It’s October 1961, and the Algerians are rebelling against the French, and one such demonstration is in progress in Paris. But that shouldn’t really matter to the Latin and History teacher, Roger Thiraud. His wife is pregnant, a situation that induces in him a passion for the history of childhood. Sure he has a guilty secret, but a love for horror movies, even in the 1960s, is hardly something that will attract the attention of the French government, or the Algerian rebels for that matter. As the demonstration gathers momentum, Roger stops just outside his home, and watches both fascinated and horrified by what was taking place in front of him. That is when a man armed with a gun walks up to Roger Thiraud and shoots him dead.

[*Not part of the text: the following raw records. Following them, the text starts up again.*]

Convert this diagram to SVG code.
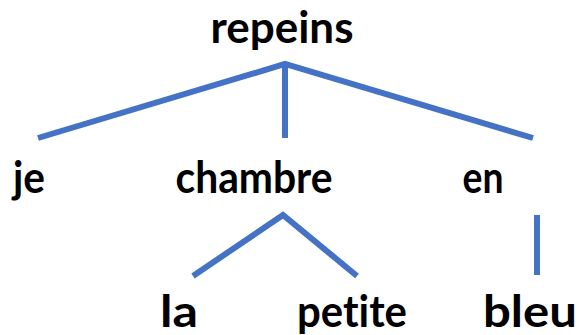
<svg xmlns="http://www.w3.org/2000/svg" width="579" height="335" viewBox="0 0 579 335">
<style>
text{font-family:Lato,"Open Sans","Liberation Sans",sans-serif;font-weight:bold;font-size:43px;fill:#000;text-anchor:middle;font-variant-ligatures:none;font-feature-settings:"liga" 0}
.c{stroke:#4472C4;stroke-width:6;fill:none;stroke-linejoin:miter}
</style>
<rect width="579" height="335" fill="#fff"/>
<g id="connectors">
<polyline class="c" points="38,138 285,64 533,138"/>
<line class="c" x1="285" y1="64" x2="285" y2="138"/>
<polyline class="c" points="193,276 283,215 357,276"/>
<line class="c" x1="537" y1="215" x2="537" y2="275"/>
</g>
<g id="repeins"><text x="282" y="43" textLength="143" lengthAdjust="spacingAndGlyphs">repeins</text></g>
<g id="je"><text x="29" y="193" textLength="32" lengthAdjust="spacingAndGlyphs">je</text></g>
<g id="chambre"><text x="254" y="193" textLength="157" lengthAdjust="spacingAndGlyphs">chambre</text></g>
<g id="en"><text x="483" y="193" textLength="41" lengthAdjust="spacingAndGlyphs">en</text></g>
<g id="la"><text x="179" y="327" textLength="38" lengthAdjust="spacingAndGlyphs">la</text></g>
<g id="petite"><text x="352" y="327" textLength="110" lengthAdjust="spacingAndGlyphs">petite</text></g>
<g id="bleu"><text x="530" y="327" textLength="94" lengthAdjust="spacingAndGlyphs">bleu</text></g>
</svg>
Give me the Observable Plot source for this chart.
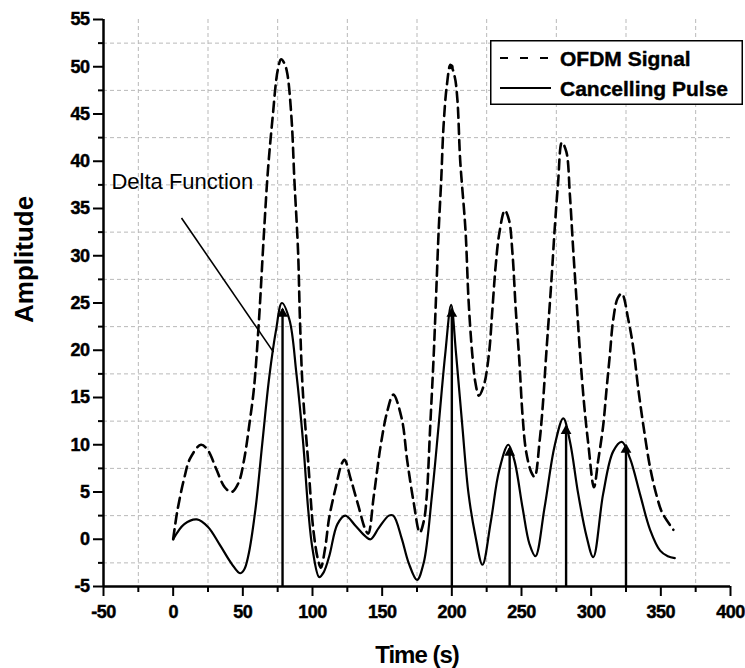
<!DOCTYPE html>
<html>
<head>
<meta charset="utf-8">
<script src="https://cdn.jsdelivr.net/npm/d3@7"></script>
<script src="https://cdn.jsdelivr.net/npm/@observablehq/plot@0.6"></script>
<style>
  body { margin: 0; background: #fff; }
  #wrap { position: relative; width: 745px; height: 668px; font-family: 'Liberation Sans', Arial, sans-serif; }
  #legend { position: absolute; left: 490px; top: 40px; }
</style>
</head>
<body>
<div id="wrap"></div>
<script>
// ---- data ----
const ofdmTime = [0,3,8,12,20,25,31,37,42,47,51,55,58,61.5,65,68,71.3,75,77.5,80,82,85,87,89.6,91,93,97,100.6,104,106,109,112,116.7,121,123,127.4,133,138,140,144,148.8,153.6,158,164,168,172.6,177,180,182,184.5,187,189,190.5,192.4,194,196.4,199,202,204,206,209.8,212,214.6,217,219.4,223,226.7,229,231.5,234,238,241,243.6,245.8,248.4,250.8,253.3,257,259.4,263,265.3,267.8,271.4,273.8,276.2,279,282.2,284.7,287,289.5,292,295,298,302,305,308.6,311,313.4,315.8,319,322,326.7,330.3,333.9,337.5,342.3,347,351,359];
const ofdmAmp  = [0,3,6.5,8.5,10,9.4,7.4,5.5,5,6,8.5,12.5,16,23,32,39,44.5,49.6,50.8,50.3,49.2,44.4,38,30.6,23.2,15.8,8,1,-2.2,-3,-1,2.3,5.5,8,8.4,6.4,3.5,1,0.6,4.6,9.8,13.5,15.3,12.8,8.3,3.9,0.7,2,4.6,12,19.5,26.9,32.5,38.1,43.6,48,50.2,49,46.5,40.1,32.7,25.3,19.7,16.5,15.2,16.3,19.7,24.1,29,32.3,34.8,33.8,30.1,24.5,19,13,9.3,7.1,6.6,10.4,14.2,19.7,27.2,32.8,37.6,42,41,36.5,30.9,25.3,19.7,14.2,10,5.5,8.3,12,15.8,19.5,23.2,25.5,26,23.2,20.2,15.8,12,7.6,4.6,2.8,1];

const pulseTime = [0,8,17,25,33.5,42,48,51,54,59,64,69,73.8,78,83.5,88.4,93.3,97,100,104.8,108,112,117.9,123.5,131,138,141.7,147.6,154.8,158,164,169,175,179.8,185.7,190.5,195.2,199.5,203,207.4,212,217,222,227.9,234,240.5,244.8,250.8,255.7,260,266.5,273.8,280,284.7,290.7,296.7,301.5,308.6,315.8,322,328,335,342.3,349.5,355,360];
const pulseAmp  = [0,1.6,2.1,1.3,-0.6,-2.6,-3.6,-3.2,-1.7,3.1,10.2,17.2,22.1,25,23.2,17.6,10.2,3,-1,-4,-3.5,-1.8,1.6,2.5,1.4,0.3,0,1.2,2.5,2.5,0.1,-2.5,-4.3,-2.5,4.6,12,19.5,24.8,19.7,12.2,4.8,0.3,-2.7,1.8,7.3,10,8.4,3.3,-0.5,-1.8,3.3,9.9,12.8,10.4,4.8,0.3,-1.9,4.8,9.3,10.3,8.5,4.8,1,-1.2,-1.8,-2];

const deltaTime = [78.5, 200, 241.5, 282, 325];
const deltaAmp  = [24.3, 24.3, 9.6, 11.9, 9.9];

const peakMarker = [{t: 199.5, a: 50}];

const annotLabel = "Delta Function";
const annotTextPos = [-44.3, 37.1];
const annotLine = [{x1: 6, y1: 34, x2: 72, y2: 19.8}];

const xMajor = [-50,0,50,100,150,200,250,300,350,400];
const xMinor = [-25,25,75,125,175,225,275,325,375];
const yMajor = [-5,0,5,10,15,20,25,30,35,40,45,50,55];
const yMinor = [-2.5,2.5,7.5,12.5,17.5,22.5,27.5,32.5,37.5,42.5,47.5,52.5];

const seriesNames = ["OFDM Signal", "Cancelling Pulse"];
const xTitle = "Time (s)";
const yTitle = "Amplitude";

// ---- tables ----
const ofdm = ofdmTime.map((t, i) => ({t, a: ofdmAmp[i]}));
const pulse = pulseTime.map((t, i) => ({t, a: pulseAmp[i]}));
const deltas = deltaTime.map((t, i) => ({t, a: deltaAmp[i], base: yMajor[0]}));

const gridStyle = {stroke: "#b9b9b9", strokeOpacity: 1, strokeWidth: 1, strokeDasharray: "4,3"};
const tickLabelSet = new Set([...xMajor, ...yMajor].map(String));

const chart = Plot.plot({
  width: 745,
  height: 668,
  marginLeft: 103,
  marginRight: 15,
  marginTop: 19,
  marginBottom: 82,
  style: {fontFamily: "'Liberation Sans', Arial, sans-serif", background: "white", color: "black", overflow: "visible"},
  x: {domain: [xMajor[0], xMajor[xMajor.length - 1]]},
  y: {domain: [yMajor[0], yMajor[yMajor.length - 1]]},
  marks: [
    Plot.gridX(xMinor, gridStyle),
    Plot.gridY(yMinor, gridStyle),
    Plot.axisX(xMajor, {tickSize: 10, tickPadding: 9, fontSize: 18, fontWeight: "bold", strokeWidth: 2, label: null, tickFormat: d => String(d)}),
    Plot.axisX(xMinor, {tickSize: 6, strokeWidth: 2, label: null, tickFormat: () => ""}),
    Plot.axisY(yMajor, {tickSize: 10, tickPadding: 4, fontSize: 18, fontWeight: "bold", strokeWidth: 2, label: null, tickFormat: d => String(d)}),
    Plot.axisY(yMinor, {tickSize: 5, strokeWidth: 2, label: null, tickFormat: () => ""}),
    Plot.ruleX([xMajor[0]], {stroke: "black", strokeWidth: 2.5}),
    Plot.ruleY([yMajor[0]], {stroke: "black", strokeWidth: 2.5}),
    Plot.line(ofdm, {x: "t", y: "a", curve: "catmull-rom", stroke: "black", strokeWidth: 2.6, strokeDasharray: "10,6"}),
    Plot.line(pulse, {x: "t", y: "a", curve: "catmull-rom", stroke: "black", strokeWidth: 2.2}),
    Plot.ruleX(deltas, {x: "t", y1: "base", y2: "a", stroke: "black", strokeWidth: 2.4}),
    Plot.dot(deltas, {x: "t", y: "a", symbol: "triangle", r: 4, fill: "black", stroke: "none", dy: 4}),
    Plot.dot(peakMarker, {x: "t", y: "a", r: 2.5, fill: "black", stroke: "none"}),
    Plot.link(annotLine, {x1: "x1", y1: "y1", x2: "x2", y2: "y2", stroke: "black", strokeWidth: 1.6}),
    Plot.text([annotLabel], {x: annotTextPos[0], y: annotTextPos[1], text: d => d, textAnchor: "start", lineAnchor: "bottom", fontSize: 22, fontWeight: "normal", fill: "black"}),
    Plot.text([xTitle], {frameAnchor: "bottom", text: d => d, lineAnchor: "bottom", dy: 76, fontSize: 24, fontWeight: "bold", fill: "black"}),
    Plot.text([yTitle], {frameAnchor: "left", text: d => d, rotate: -90, lineAnchor: "bottom", dx: -71, dy: 20, fontSize: 26, fontWeight: "bold", fill: "black"})
  ]
});
document.getElementById("wrap").appendChild(chart);
chart.querySelectorAll("text").forEach(t => {
  const s = t.textContent.trim();
  if (s === xTitle) t.setAttribute("letter-spacing", "-1");
  if (tickLabelSet.has(s)) {
    t.style.fontSize = "18px";
    t.style.fontWeight = "bold";
    t.style.letterSpacing = "-0.5px";
    t.style.stroke = "black";
    t.style.strokeWidth = "0.45px";
  }
});

// ---- legend ----
const lw = 253, lh = 65;
const leg = d3.select("#wrap").append("div").attr("id", "legend")
  .append("svg").attr("width", lw).attr("height", lh);
leg.append("rect").attr("x", 0.75).attr("y", 0.75).attr("width", lw - 1.5).attr("height", lh - 1.5)
  .attr("fill", "white").attr("stroke", "black").attr("stroke-width", 1.5);
const rows = [{name: seriesNames[0], dash: "8,12", y: 18}, {name: seriesNames[1], dash: null, y: 48}];
rows.forEach(r => {
  leg.append("line").attr("x1", 10).attr("x2", 61).attr("y1", r.y).attr("y2", r.y)
    .attr("stroke", "black").attr("stroke-width", 2).attr("stroke-dasharray", r.dash);
  leg.append("text").attr("x", 70).attr("y", r.y + 8).text(r.name)
    .attr("font-family", "'Liberation Sans', Arial, sans-serif").attr("font-weight", "bold")
    .attr("font-size", 21).attr("fill", "black").attr("stroke", "black").attr("stroke-width", 0.4);
});
</script>
</body>
</html>
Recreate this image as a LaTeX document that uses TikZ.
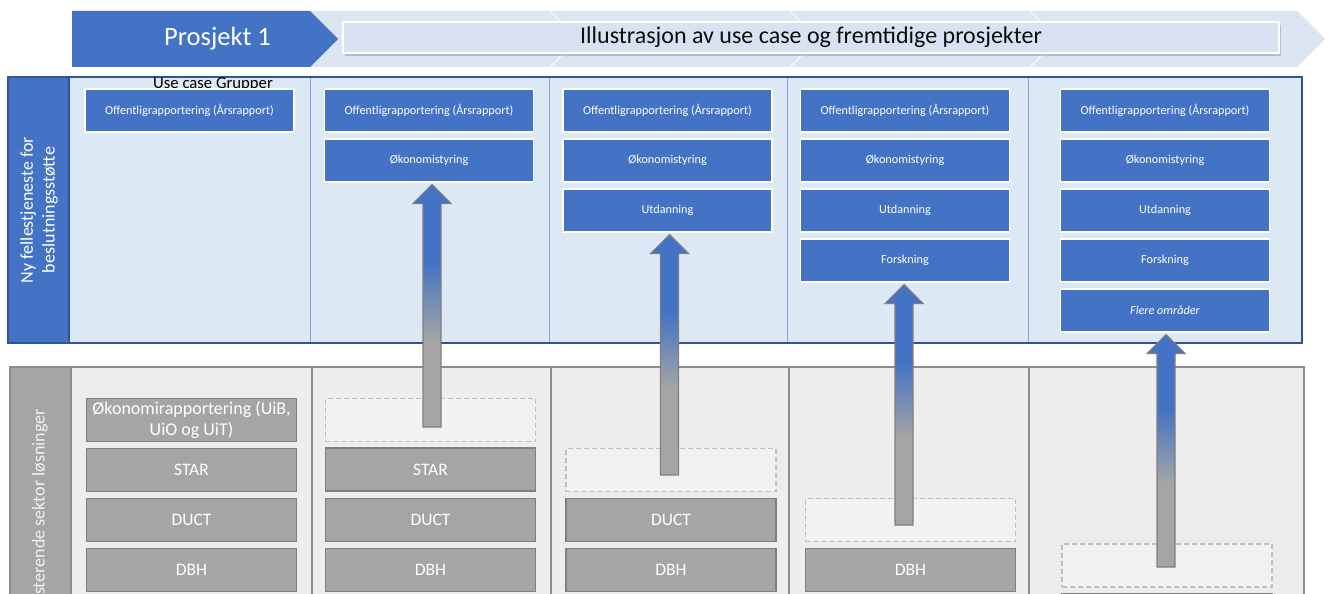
\documentclass[tikz,border=0pt]{standalone}
\usepackage{fontspec}
\setmainfont{Carlito}
\usetikzlibrary{calc,shadows}

\definecolor{uiblue}{HTML}{4472C4}
\definecolor{uidark}{HTML}{2F5597}
\definecolor{uipale}{HTML}{DDE8F5}
\definecolor{uiband}{HTML}{DCE6F2}
\definecolor{uititle}{HTML}{D9E2F3}
\definecolor{uisep}{HTML}{7FA3DC}
\definecolor{grfill}{HTML}{A5A5A5}
\definecolor{gredge}{HTML}{7F7F7F}
\definecolor{grback}{HTML}{EDEDED}
\definecolor{grline}{HTML}{8C8C8C}
\definecolor{grghost}{HTML}{F2F2F2}
\definecolor{grdash}{HTML}{BFBFBF}

% blue at the head, grey at the foot of each lift arrow
\pgfdeclareverticalshading{liftgrad}{100bp}{%
  color(0bp)=(grfill); color(43bp)=(grfill); color(59bp)=(uiblue); color(100bp)=(uiblue)}

\newcommand\fsz[1]{\fontsize{#1}{1.2\dimexpr#1pt\relax}\selectfont}

% block arrow from a foot coordinate up to just below a target node
\newcommand\liftarrow[2]{%
  \path[liftstyle]
    ($(#1)+(-9,0)$) --
    ($(#1 |- #2.south)+(-9,21)$) --
    ($(#1 |- #2.south)+(-19,21)$) --
    ($(#1 |- #2.south)+(0,2)$) --
    ($(#1 |- #2.south)+(19,21)$) --
    ($(#1 |- #2.south)+(9,21)$) --
    ($(#1)+(9,0)$) -- cycle;}

\begin{document}
\begin{tikzpicture}[x=1pt,y=-1pt,
  usecase/.style={fill=uiblue,draw=white,line width=1.2pt,text=white,
    minimum width=209pt,minimum height=43pt,inner sep=0pt,font=\fsz{12.2}},
  legacy/.style={fill=grfill,draw=gredge,line width=1.6pt,text=white,
    minimum width=210pt,minimum height=43pt,inner sep=0pt,align=center,font=\fsz{17.5}},
  ghost/.style={fill=grghost,draw=grdash,line width=1.2pt,dash pattern=on 5pt off 3pt,
    minimum width=210pt,minimum height=43pt,inner sep=0pt},
  sidelabel/.style={rotate=90,text=white,align=center,font=\fsz{18},inner sep=0pt},
  liftstyle/.style={shade,shading=liftgrad,draw=gredge,line width=1.2pt,line join=miter},
  colsep/.style={draw=uisep,line width=0.8pt},
  graysep/.style={draw=grline,line width=1.3pt}]

\useasboundingbox (0,0) rectangle (1328,594);
\fill[white] (0,0) rectangle (1328,594);
\clip (0,0) rectangle (1328,594);

% ---------- banner ----------
\fill[uiband] (72,11) -- (1297,11) -- (1325,39) -- (1297,67) -- (72,67) -- cycle;
\foreach \cx in {550,790,1030}
  \draw[white,line width=1pt] (\cx,11) -- (\cx+28,39) -- (\cx,67);
\fill[uiblue] (72,11) -- (310,11) -- (338,39) -- (310,67) -- (72,67) -- cycle;
\node[text=white,font=\fsz{26.5}] (proj) at (217.5,39) {Prosjekt 1};
\node[fill=uititle,draw=white,line width=1.2pt,minimum width=936pt,minimum height=31pt,
  inner sep=0pt,font=\fsz{24},text=black!95,
  drop shadow={opacity=0.4,shadow xshift=2pt,shadow yshift=-3pt}]
  (title) at (811,37.5) {Illustrasjon av use case og fremtidige prosjekter};

% ---------- new shared service ----------
\fill[uipale] (8,77) rectangle (1302,343);
\fill[uiblue] (8,77) rectangle (69,343);
\foreach \sx in {310,549,787,1028}
  \draw[colsep] (\sx,77) -- (\sx,343);
\draw[uidark,line width=1.2pt] (69,77) -- (69,343);
\draw[uidark,line width=1.2pt] (8,77) rectangle (1302,343);
\node[sidelabel] (newlbl) at (39,210) {Ny fellestjeneste for\\beslutningsstøtte};
\node[font=\fsz{16.7},text=black,inner sep=0pt] (ucg) at (213,84) {Use case Grupper};

\node[usecase] (a1) at (189.5,110.5) {Offentligrapportering (Årsrapport)};

\node[usecase] (b1) at (429,110.5) {Offentligrapportering (Årsrapport)};
\node[usecase] (b2) at (429,160.5) {Økonomistyring};

\node[usecase] (c1) at (667.5,110.5) {Offentligrapportering (Årsrapport)};
\node[usecase] (c2) at (667.5,160.5) {Økonomistyring};
\node[usecase] (c3) at (667.5,210.5) {Utdanning};

\node[usecase] (d1) at (905,110.5) {Offentligrapportering (Årsrapport)};
\node[usecase] (d2) at (905,160.5) {Økonomistyring};
\node[usecase] (d3) at (905,210.5) {Utdanning};
\node[usecase] (d4) at (905,260.5) {Forskning};

\node[usecase] (e1) at (1165,110.5) {Offentligrapportering (Årsrapport)};
\node[usecase] (e2) at (1165,160.5) {Økonomistyring};
\node[usecase] (e3) at (1165,210.5) {Utdanning};
\node[usecase] (e4) at (1165,260.5) {Forskning};
\node[usecase] (e5) at (1165,310.5) {\itshape Flere områder};

% ---------- existing sector solutions ----------
\fill[grback] (10,367) rectangle (1304,640);
\fill[grfill] (10,367) rectangle (71,640);
\foreach \sx in {71,312,551,789,1029}
  \draw[graysep] (\sx,367) -- (\sx,640);
\draw[graysep] (10,367) rectangle (1304,640);
\node[sidelabel,text=grghost,anchor=east] (oldlbl) at (40,409) {Eksisterende sektor løsninger};

\node[legacy,font=\fsz{18}] (p1) at (191.5,420) {Økonomirapportering (UiB,\\UiO og UiT)};
\node[legacy] (p2) at (191.5,470) {STAR};
\node[legacy] (p3) at (191.5,520) {DUCT};
\node[legacy] (p4) at (191.5,570) {DBH};

\node[ghost]  (q1) at (430.5,420) {};
\node[legacy] (q2) at (430.5,469.5) {STAR};
\node[legacy] (q3) at (430.5,520) {DUCT};
\node[legacy] (q4) at (430.5,570) {DBH};

\node[ghost]  (r2) at (671,470) {};
\node[legacy] (r3) at (671,520) {DUCT};
\node[legacy] (r4) at (671,570) {DBH};

\node[ghost]  (s3) at (910.5,520) {};
\node[legacy] (s4) at (910.5,570) {DBH};

\node[ghost]  (t4) at (1167,565.5) {};
\node[legacy] (t5) at (1167,615) {};

% ---------- lift arrows ----------
\coordinate (f1) at (432,427);
\coordinate (f2) at (669.5,475);
\coordinate (f3) at (904,525);
\coordinate (f4) at (1166,567);
\liftarrow{f1}{b2}
\liftarrow{f2}{c3}
\liftarrow{f3}{d4}
\liftarrow{f4}{e5}

\end{tikzpicture}
\end{document}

Twenty years later, Roger’s son Bernard Thiraud and his fiancée Claudine Chenet stop over at Toulouse for a couple of days en route to Morocco. In those two days, Bernard spends all his time rummaging through the archives at the town hall. As he wraps up his research on the second day and heads to the hotel and to Claudine, a man armed with a gun shoots Bernard Thiraud dead.
The first murder is brushed under the carpet of the demonstration, with Roger Thiraud being considered an accidental albeit unfortunate victim. Inspector Cadin in Toulouse investigates the second murder. And that is the crime fiction part of Murder in Memoriam.
The Algerian demonstrations of 1961 form the searing sub-plot. What happens when there is political unrest in the country? How does it impact the men in power, the men in authority and the common man? That’s the underbelly of Murder in Memoriam.
As a murder mystery, it is tempting to poke holes at some aspects of the investigation. Like how Muriel Thiraud, Roger’s wife, comes out of her twenty-year reverie and helps Inspector Cadin rather effortlessly. Like how Inspector Cadin almost misses as simple a trick as the killer taking an alternate, longer escape route from Toulouse to Paris. In the absence of the political sub-text, those slips would have mattered more. But not in Murder in Memoriam. The power with which Daeninckx lays bare the events behind events of 1960s France overpowers all other aspects of this book. And if that doesn’t satisfy you, the denouement should – as chilling as any I have come across in a long long time. And then there is the post-script.
I’d already been told to soft pedal it. At the Ministry they were drawing up a version more in keeping with the idea that the citizenry had of the guardians of public order.